Over the weekend Jessica posted on Facebook this site of every single Playboy nude centerfold (obviously, NSFW) since its inception. [2017 Dead Hef update: the images seem to have been taken down but you can find most if not all of them now here.] I decided to look at every single one of them. I would like to flaunt, for the first time in my life, that I minored in art history at Georgetown, so that you know I did this for the sake of the academy.

It's really fascinating to go through them all, if it doesn't make you feel weird (I feel like the world is a much scarier and more offensive place than Playboy centerfolds.) The ones from the 1950's and 1960's are so charming and playful. They tell a story and are really art-directed. The 60's and early '70's are just gorgeous--the women are lit beautifully and while the photos aren't as cutesy (snowy night, stuck indoors!) they're more natural in a traditional sense--just beautiful nudes who look like women who might have a reason to be nude.
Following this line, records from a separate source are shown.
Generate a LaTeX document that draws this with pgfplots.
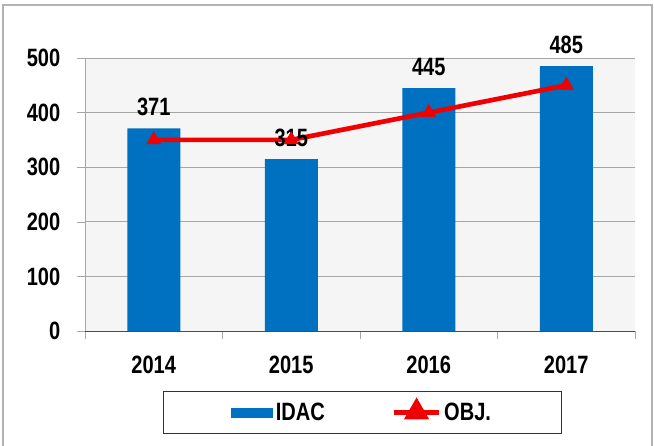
\documentclass[border=0pt]{standalone}
\usepackage{fontspec}
\setmainfont{Liberation Sans}[FakeStretch=0.8]
\usepackage{pgfplots}
\pgfplotsset{compat=1.18}
\definecolor{barblue}{HTML}{0070C0}
\definecolor{linered}{HTML}{F00000}

\begin{document}
\begin{tikzpicture}
\useasboundingbox (0,0) rectangle (490.5pt,334.5pt);
% outer chart frame
\draw[gray!60, line width=0.8pt] (2.25pt,-10pt) rectangle (489pt,330.75pt);

\begin{axis}[
    at={(63.75pt,86.25pt)}, anchor=south west,
    scale only axis,
    width=412.5pt, height=204.75pt,
    xmin=-0.5, xmax=3.5,
    ymin=0, ymax=500,
    xtick={0,1,2,3},
    xticklabels={2014,2015,2016,2017},
    minor xtick={-0.5,0.5,1.5,2.5,3.5},
    ytick={0,100,200,300,400,500},
    axis x line*=bottom,
    axis y line*=left,
    x axis line style={draw=black!70, line width=0.7pt},
    y axis line style={draw=gray!70, line width=0.7pt},
    tick align=outside,
    major x tick style={draw=none},
    minor x tick style={draw=gray!70},
    minor tick length=6pt,
    ytick style={draw=gray!70},
    major tick length=6pt,
    ymajorgrids,
    grid style={gray!70, line width=0.6pt},
    axis background/.style={fill=black!4},
    tick label style={font=\fontsize{18.8}{20}\selectfont\bfseries},
    /pgf/number format/assume math mode=true,
    yticklabel style={xshift=-9pt},
    xticklabel style={yshift=-9pt},
    legend columns=2,
    legend style={
        at={(0.5045,-0.2985)}, anchor=center,
        draw=black!80, line width=0.8pt,
        font=\fontsize{18.8}{20}\selectfont\bfseries,
        inner xsep=51pt, inner ysep=6pt,
        /tikz/every even column/.append style={column sep=48pt},
    },
]
\addplot[
    ybar, bar width=39.75pt, fill=barblue, draw=none,
    nodes near coords,
    every node near coord/.append style={
        font=\fontsize{18.8}{20}\selectfont\bfseries, black, yshift=6pt},
    legend image code/.code={\fill[barblue] (0pt,-3.75pt) rectangle (31.5pt,3.75pt);},
] coordinates {(0,371) (1,315) (2,445) (3,485)};
\addlegendentry{IDAC}

\addplot[
    color=linered, line width=3.5pt,
    mark=triangle*, mark size=6pt,
    mark options={solid, line width=0.5pt, fill=linered},
    legend image code/.code={
        \draw[linered, line width=3.5pt] (0pt,0pt) -- (34pt,0pt);
        \fill[linered] (17pt,0pt) ++(90:8pt) -- ++(-120:13pt) -- ++(0:13pt) -- cycle;
    },
] coordinates {(0,350) (1,350) (2,400) (3,450)};
\addlegendentry{OBJ.}
\end{axis}
\end{tikzpicture}
\end{document}
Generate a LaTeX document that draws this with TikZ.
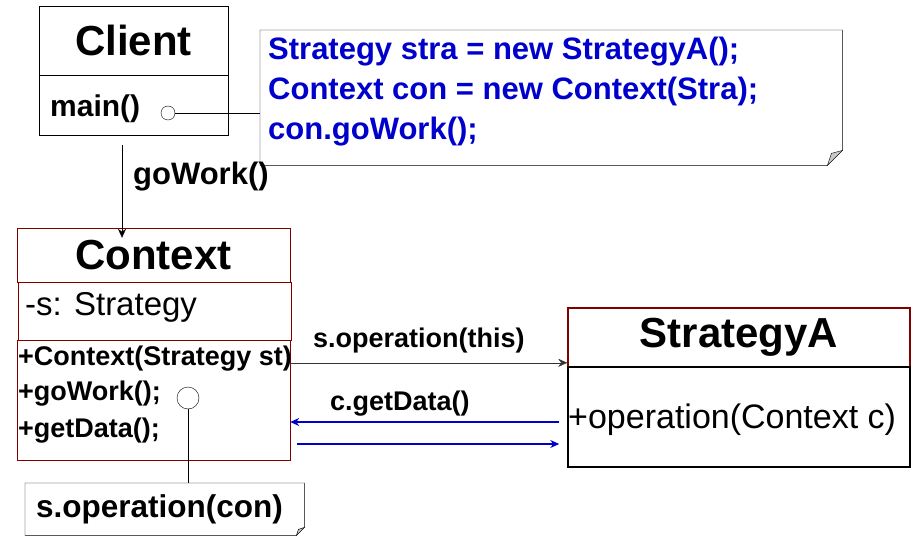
\documentclass[tikz,border=0pt]{standalone}
\usepackage{fontspec}
\setmainfont{Liberation Sans}
\usetikzlibrary{arrows.meta,positioning}
\definecolor{darkred}{RGB}{128,0,0}
\definecolor{codeblue}{RGB}{0,0,204}
\definecolor{foldgray}{RGB}{200,200,200}
\tikzset{
  umlbox/.style={draw,inner sep=0pt},
  titletxt/.style={font=\fontsize{42}{46}\selectfont\bfseries},
  membertxt/.style={anchor=base west,inner sep=0pt,font=\fontsize{27}{30}\selectfont\bfseries},
  codetxt/.style={anchor=base west,inner sep=0pt,text=codeblue,font=\fontsize{31}{34}\selectfont\bfseries},
  msgtxt/.style={anchor=base west,inner sep=0pt,font=\fontsize{27}{30}\selectfont\bfseries},
  notebox/.style={anchor=north west,inner sep=0pt},
  pin/.style={circle,draw,fill=white,inner sep=0pt}
}
\begin{document}
\begin{tikzpicture}[x=1pt,y=-1pt,>={Stealth[length=9pt,width=8pt]}]
  \useasboundingbox[fill=white] (0,0) rectangle (923,548);
  % Client
  \node[umlbox,titletxt,minimum width=189pt,minimum height=69pt] (client) at (133.5,40.5) {Client};
  \node[umlbox,minimum width=189pt,minimum height=60pt] (clientops) at (133.5,105) {};
  \node[membertxt,font=\fontsize{30}{32}\selectfont\bfseries] (main) at (50,117) {main()};
  \node[pin,minimum size=14pt] (mainpt) at (168,113) {};
  % code note
  \node[notebox,minimum width=582pt,minimum height=135pt] (code) at (260,30) {};
  \draw (code.north west) -- (code.north east) -- ([yshift=15pt]code.south east)
    -- ([xshift=-15pt]code.south east) -- (code.south west) -- cycle;
  \filldraw[fill=foldgray] ([yshift=15pt]code.south east) -- ([xshift=-15pt]code.south east)
    -- ([xshift=-11pt,yshift=12pt]code.south east) -- cycle;
  \node[codetxt] (code1) at (268,60) {Strategy stra = new StrategyA();};
  \node[codetxt] (code2) at (268,100) {Context con = new Context(Stra);};
  \node[codetxt] (code3) at (268,140) {con.goWork();};
  \draw (mainpt.east) -- (mainpt.east -| code.west);
  % Context
  \node[umlbox,titletxt,draw=darkred,minimum width=273pt,minimum height=54pt] (ctxname) at (153.5,255) {Context};
  \node[umlbox,draw=darkred,minimum width=273pt,minimum height=58pt] (ctxattr) at (154.5,311) {};
  \node[umlbox,draw=darkred,minimum width=273pt,minimum height=120pt] (ctxops) at (153.5,400) {};
  \node[membertxt,font=\fontsize{33}{36}\selectfont] (attr) at (25,315) {-s: Strategy};
  \node[membertxt] (m1) at (18,365) {+Context(Strategy st)};
  \node[membertxt] (m2) at (18,400) {+goWork();};
  \node[membertxt] (m3) at (18,437) {+getData();};
  \node[pin,minimum size=22pt] (ctxpt) at (188,398) {};
  \draw[->] ([xshift=-11.5pt,yshift=-10pt]clientops.south) -- ([xshift=-11.5pt,yshift=-10pt]clientops.south |- ctxname.north);
  \node[msgtxt,font=\fontsize{31}{34}\selectfont\bfseries] (gowork) at (133,185) {goWork()};
  % operation note
  \node[notebox,minimum width=279pt,minimum height=52pt] (opnote) at (25,483) {};
  \draw (opnote.north west) -- (opnote.north east) -- ([yshift=8pt]opnote.south east)
    -- ([xshift=-8pt]opnote.south east) -- (opnote.south west) -- cycle;
  \filldraw[fill=foldgray] ([yshift=8pt]opnote.south east) -- ([xshift=-8pt]opnote.south east)
    -- ([xshift=-6pt,yshift=6pt]opnote.south east) -- cycle;
  \node[msgtxt,font=\fontsize{31.5}{34}\selectfont\bfseries] (optxt) at (36,517) {s.operation(con)};
  \draw (ctxpt.south) -- (ctxpt.south |- opnote.north);
  % StrategyA
  \node[umlbox,titletxt,draw=darkred,line width=1.5pt,minimum width=342pt,minimum height=59pt] (saname) at (739,337.5) {StrategyA};
  \node[umlbox,line width=1.5pt,minimum width=342pt,minimum height=100pt] (saops) at (739,417) {};
  \node[membertxt,font=\fontsize{34}{36}\selectfont] (op) at (568,428) {+operation(Context c)};
  % messages
  \draw[->,black!80] ([yshift=-23pt]ctxops.north east) -- ([yshift=-23pt]ctxops.north east -| saname.west);
  \node[msgtxt] (opthis) at (313,347) {s.operation(this)};
  \draw[->,codeblue,line width=1.5pt] ([xshift=-8pt,yshift=-5pt]saops.west) -- ([yshift=-22pt]ctxops.east);
  \node[msgtxt] (getdata) at (330,410) {c.getData()};
  \draw[->,codeblue,line width=1.5pt] ([xshift=7pt,yshift=-44pt]ctxops.east) -- ([xshift=-8pt,yshift=-27pt]saops.west);
\end{tikzpicture}
\end{document}
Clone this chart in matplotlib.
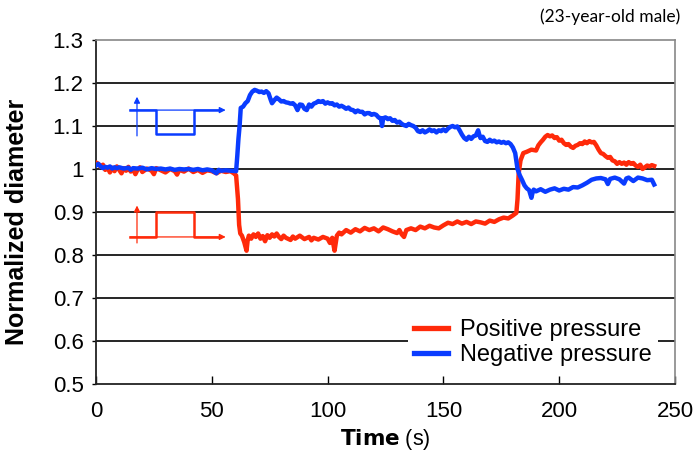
import matplotlib
matplotlib.use("Agg")
import matplotlib.pyplot as plt
import numpy as np

# ---- data ----
pos_t = [0, 1, 2, 3, 4, 5, 6, 7, 8, 9, 10, 11, 12, 13, 14, 15, 16, 17, 18, 19, 20, 22, 24, 25, 26, 28, 30, 32, 34, 35, 36, 38, 40, 42, 44, 46, 48, 50, 52, 54, 56, 58, 59.5, 60.5,
         61.3, 61.8, 62.3, 63, 64, 65, 65.5, 66, 67, 68, 69, 70, 71, 72, 73, 74, 75, 76, 77, 78, 79, 80, 81, 82, 84, 85, 86, 88, 90, 92, 93, 94, 96, 98, 100, 101, 102, 103,
         104, 105, 106, 108, 110, 112, 114, 116, 118, 120, 122, 124, 126, 128, 130, 131, 132, 133, 134, 136, 138, 140, 142, 144, 146, 148, 150, 152, 154, 156, 158, 160,
         162, 164, 166, 168, 170, 172, 174, 176, 178, 180, 181.5, 182, 182.5, 183.3, 184.5, 186, 188, 190, 191, 192, 193, 194, 195, 196, 197, 198, 199, 200, 201, 202,
         203, 204, 205, 206, 207, 208, 209, 210, 211, 212, 213, 214, 215, 216, 217, 218, 219, 220, 221, 222, 223, 224, 225, 226, 227, 228, 229, 230, 231, 232, 233,
         234, 235, 236, 237, 238, 239, 240, 241]
pos_v = [1.015, 1.012, 1.005, 1.010, 0.998, 1.004, 0.992, 1.003, 0.995, 1.006, 0.998, 0.990, 1.002, 0.996, 1.005, 0.994, 1.000, 0.988, 0.999, 1.004, 0.993, 1.001,
         0.996, 0.988, 1.002, 0.997, 0.992, 1.000, 0.995, 0.987, 0.998, 0.994, 1.001, 0.993, 0.998, 0.991, 0.997, 0.995, 0.990, 0.996, 0.993, 0.995, 0.990, 0.985,
         0.93, 0.87, 0.85, 0.845, 0.83, 0.81, 0.835, 0.845, 0.838, 0.848, 0.842, 0.85, 0.838, 0.844, 0.832, 0.846, 0.84, 0.848, 0.843, 0.85, 0.842, 0.837, 0.845,
         0.84, 0.835, 0.843, 0.838, 0.845, 0.837, 0.842, 0.834, 0.84, 0.836, 0.842, 0.838, 0.828, 0.84, 0.81, 0.845, 0.852, 0.848, 0.858, 0.852, 0.86, 0.855,
         0.863, 0.858, 0.862, 0.855, 0.864, 0.86, 0.855, 0.851, 0.858, 0.848, 0.842, 0.858, 0.862, 0.858, 0.866, 0.862, 0.868, 0.864, 0.862, 0.869, 0.875,
         0.872, 0.878, 0.873, 0.877, 0.872, 0.878, 0.876, 0.873, 0.88, 0.877, 0.883, 0.887, 0.885, 0.892, 0.898, 0.93, 0.99, 1.02, 1.037, 1.04, 1.045, 1.043,
         1.055, 1.062, 1.068, 1.075, 1.079, 1.076, 1.078, 1.072, 1.074, 1.066, 1.068, 1.06, 1.056, 1.058, 1.052, 1.049, 1.054, 1.056, 1.06, 1.058, 1.064, 1.06,
         1.065, 1.062, 1.063, 1.055, 1.045, 1.037, 1.035, 1.03, 1.026, 1.028, 1.02, 1.018, 1.012, 1.016, 1.012, 1.015, 1.01, 1.016, 1.012, 1.014, 1.008, 1.005,
         1.01, 1.0, 1.004, 1.008, 1.006, 1.009, 1.007]

neg_t = [0, 1, 2, 3, 4, 5, 6, 7, 8, 9, 10, 12, 14, 15, 16, 18, 20, 22, 24, 26, 28, 30, 32, 34, 36, 38, 40, 42, 44, 46, 48, 50, 52, 53, 54, 56, 58, 59.5, 60.5,
         61, 61.5, 62, 62.5, 63.5, 64.5, 65.5, 66.5, 67.5, 68.5, 69.5, 70.5, 71.5, 72.5, 73.5, 74.5, 75.5, 76, 77, 78, 79, 80, 81, 82, 83, 84, 85, 86, 87, 88,
         89, 90, 91, 92, 93, 94, 95, 96, 97, 98, 99, 100, 101, 102, 103, 104, 105, 106, 107, 108, 109, 110, 111, 112, 113, 114, 115, 116, 117, 118, 119, 120,
         121, 122, 123, 123.5, 124, 125, 126, 127, 128, 129, 130, 131, 132, 133, 134, 135, 136, 137, 138, 139, 140, 141, 142, 143, 144, 145, 146, 147, 148,
         149, 150, 151, 152, 153, 154, 155, 156, 157, 158, 159, 160, 161, 162, 163, 164, 165, 165.5, 166, 167, 168, 169, 170, 171, 172, 173, 174, 175, 176,
         177, 178, 179, 180, 181, 182, 183, 184, 185, 186, 187, 188, 188.5, 189, 190, 192, 194, 196, 198, 200, 202, 204, 206, 208, 210, 212, 214, 216, 218,
         220, 221, 222, 224, 226, 228, 229, 230, 232, 234, 236, 238, 240, 241]
neg_v = [1.008, 1.012, 1.006, 1.002, 1.005, 1.003, 1.006, 1.001, 1.004, 1.002, 1.004, 1.001, 1.003, 0.998, 1.002, 1.001, 1.003, 0.999, 1.002, 1.0, 1.001,
         0.999, 1.001, 0.998, 1.0, 0.999, 1.0, 0.998, 1.0, 0.997, 0.999, 0.997, 0.99, 0.998, 0.996, 0.997, 0.996, 0.995, 0.995,
         1.03, 1.07, 1.1, 1.142, 1.145, 1.153, 1.158, 1.172, 1.18, 1.184, 1.182, 1.179, 1.18, 1.177, 1.181, 1.176, 1.16, 1.153, 1.16, 1.166, 1.162, 1.157,
         1.158, 1.155, 1.154, 1.152, 1.153, 1.148, 1.137, 1.15, 1.149, 1.14, 1.137, 1.15, 1.145, 1.152, 1.154, 1.158, 1.156, 1.158, 1.152, 1.155, 1.152,
         1.153, 1.148, 1.15, 1.145, 1.147, 1.144, 1.14, 1.143, 1.138, 1.137, 1.132, 1.136, 1.133, 1.133, 1.127, 1.13, 1.13, 1.126, 1.128, 1.126, 1.12, 1.118,
         1.10, 1.118, 1.12, 1.116, 1.118, 1.112, 1.114, 1.108, 1.11, 1.105, 1.102, 1.1, 1.105, 1.102, 1.1, 1.096, 1.088, 1.086, 1.09, 1.085, 1.088, 1.092,
         1.088, 1.09, 1.085, 1.09, 1.088, 1.092, 1.088, 1.094, 1.098, 1.1, 1.097, 1.099, 1.09, 1.08, 1.072, 1.068, 1.075, 1.07, 1.076, 1.078, 1.09, 1.08,
         1.072, 1.075, 1.065, 1.063, 1.068, 1.064, 1.066, 1.062, 1.064, 1.061, 1.063, 1.06, 1.062, 1.058, 1.05, 1.037, 1.0, 0.985, 0.974, 0.962, 0.955,
         0.951, 0.933, 0.945, 0.952, 0.948, 0.953, 0.947, 0.952, 0.955, 0.95, 0.954, 0.952, 0.958, 0.957, 0.962, 0.968, 0.975, 0.978, 0.979, 0.976, 0.965,
         0.977, 0.98, 0.976, 0.966, 0.978, 0.98, 0.972, 0.98, 0.978, 0.974, 0.975, 0.964]

x_ticks = [0, 50, 100, 150, 200, 250]
y_ticks = [0.5, 0.6, 0.7, 0.8, 0.9, 1.0, 1.1, 1.2, 1.3]
y_tick_labels = ["0.5", "0.6", "0.7", "0.8", "0.9", "1", "1.1", "1.2", "1.3"]
series_names = ["Positive pressure", "Negative pressure"]

RED = "#ff2a0a"
BLUE = "#0a3cff"

plt.rcParams["font.family"] = ["Liberation Sans", "DejaVu Sans"]

fig = plt.figure(figsize=(6.97, 4.55), dpi=100)
ax = fig.add_axes([96 / 697, 1 - 384 / 455, (675 - 96) / 697, (384 - 40) / 455])

ax.set_xlim(0, 250)
ax.set_ylim(0.5, 1.3)

# horizontal grid lines
for yv in y_ticks[1:-1]:
    ax.axhline(yv, color="black", lw=1.2, zorder=1)

lr, = ax.plot(pos_t, pos_v, color=RED, lw=3.2, zorder=3, solid_joinstyle="round")
lb, = ax.plot(neg_t, neg_v, color=BLUE, lw=3.2, zorder=4, solid_joinstyle="round")

# schematic insets (pressure waveforms)
def schematic(color, base, step, x_axis, y_bot, y_top):
    ax.plot([14.7, 25.9, 25.9, 42.3, 42.3, 53.0], [base, base, step, step, base, base],
            color=color, lw=1.8, zorder=5)
    ax.annotate("", xy=(56.0, base), xytext=(14.7, base),
                arrowprops=dict(arrowstyle="-|>", color=color, lw=0.9,
                                mutation_scale=9, shrinkA=0, shrinkB=0), zorder=5)
    ax.annotate("", xy=(x_axis, y_top), xytext=(x_axis, y_bot),
                arrowprops=dict(arrowstyle="-|>", color=color, lw=0.9,
                                mutation_scale=9, shrinkA=0, shrinkB=0), zorder=5)

schematic(BLUE, 1.137, 1.081, 17.7, 1.077, 1.168)
schematic(RED, 0.842, 0.900, 17.7, 0.828, 0.915)

ax.set_xticks(x_ticks)
ax.set_yticks(y_ticks)
ax.set_yticklabels(y_tick_labels)
ax.tick_params(axis="x", direction="in", length=6, width=1, labelsize=16, pad=12, top=False)
ax.tick_params(axis="y", direction="out", length=3, width=1, labelsize=16, pad=6, right=False)

for s in ["left", "bottom"]:
    ax.spines[s].set_color("#222222")
    ax.spines[s].set_linewidth(1.3)
for s in ["top", "right"]:
    ax.spines[s].set_color("#888888")
    ax.spines[s].set_linewidth(1.2)

fig.text(0.5 * (96 + 675) / 697, 1 - 439 / 455, r"$\bf{Time}$ (s)", ha="center", va="center", fontsize=15.5)
fig.text(17 / 697, 1 - 222 / 455, "Normalized diameter", rotation=90, ha="center", va="center",
         fontsize=18, fontweight="bold")
fig.text(680 / 697, 1 - 17 / 455, "(23-year-old male)", ha="right", va="center",
         fontsize=12.5, family=["Lato", "DejaVu Sans"])

leg = ax.legend([lr, lb], series_names, loc="lower right", bbox_to_anchor=(0.97, 0.035),
                frameon=True, fancybox=False, fontsize=17, handlelength=1.45,
                handletextpad=0.5, labelspacing=0.12, borderpad=0.25, borderaxespad=0)
leg.get_frame().set_edgecolor("none")
leg.get_frame().set_facecolor("white")
leg.get_frame().set_alpha(1.0)
leg.set_zorder(10)
for h in leg.get_lines():
    h.set_linewidth(3.8)

fig.savefig("out.png", dpi=100)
It's around the mid-late '80's that the photos really started feeling more like porn than just "nudes." It's not just the now-mandatory lower-body nudity Gone are the "scenes" or any pretense for nudity. The women are much more brightly lit, closer up, and featuring a face that we recognize now as the dead-eyed open-mouthed sex face. Definitely no glimmer in her eye or sexy smile. It's just more like "Uh. Come at me."

From then on we enter a long, unfortunate period that is tedious if you like art direction but great if you like backlight blah blondes. Not only is the idea of the "scene" gone but so is any idea of a striptease. There are many shoots where you wonder why the models weren't just nude instead of wearing what is basically a string around their waist (maybe this is why I make for such a terrible heterosexual man.) There's even one photo where a girl's socks are half-socks because obviously full-on socks leave too much to the imagination. But morevoer there's just no variety or cleverness or joy in the photos. You see some changes in preferences re: tattoos and personal grooming but they're all pretty much the same: just a bunch of naked robots.

Finally, around 2013 or 2014 do the images seem to match the times a bit. The editors seem to have confidence that a woman doesn't need to show her fallopian tubes to be sexy. Natural light is welcomed back--and some of the images even look rather high fashion. The life of Playboy centerfolds as we know it ends strangely though, with Miss February 2016 smoking a cigarette. What an odd image to go out on--I only noticed one or two cigarettes in the previous images, back from the '50's and '60's. And the 2016 cigarette is not even a cigarette that makes sense--it doesn't look like she just, um, did something that would make you want to have a cigarette. She's just laying on a hardwood floor. It's so strange how the Playboy centerfold evolved from a girl relatively wholesome and flirty to new and different definitions of "dirty" only to end on one that is kind of objectively dirty.

Other stray observations:

  • Miss September 1954 looks like the cover of a children's Christmas book.

  • Somebody should have fixed Jayne Mansfield's toes in February 1955.

  • September 1955 might be my favorite cover of them all.

  • September 1956 makes me hope those were fake flowers.

  • I love January 1958 for the little scene that it sets. It's sexy and clever and a neat choice for the time of year.

  • July 1959 looks like she should just be put to bed.

  • Many photos feature hats. Very few of them work.

  • More photos than necessary feature women with toys, dolls, and stuffed animals.

  • 1966 might be the best year.

  • The late '70's and '80's was an era of one shoe on/one shoe off and inexplicable slutty Victorian wear: a lot of lace and high necks and buttoned boots.

  • 1986 is the most '80's year.

  • A couple of the models carry purses. It reminds me of when Queen Elizabeth carries a purse.

  • December 1997 is the first centerfold in decades that's remotely cute or clever or playful.

  • A lot of the women through the decades are doing a pose that looks like they're about to tie their shirts around their waist.

  • April 2005. I have no idea what is going on in this photo.

  • October 2010: I know I'm biased because of her name but I like Claire Sinclair's spread for being so cutely retro.

  • March 2013: Why would you combine those two things?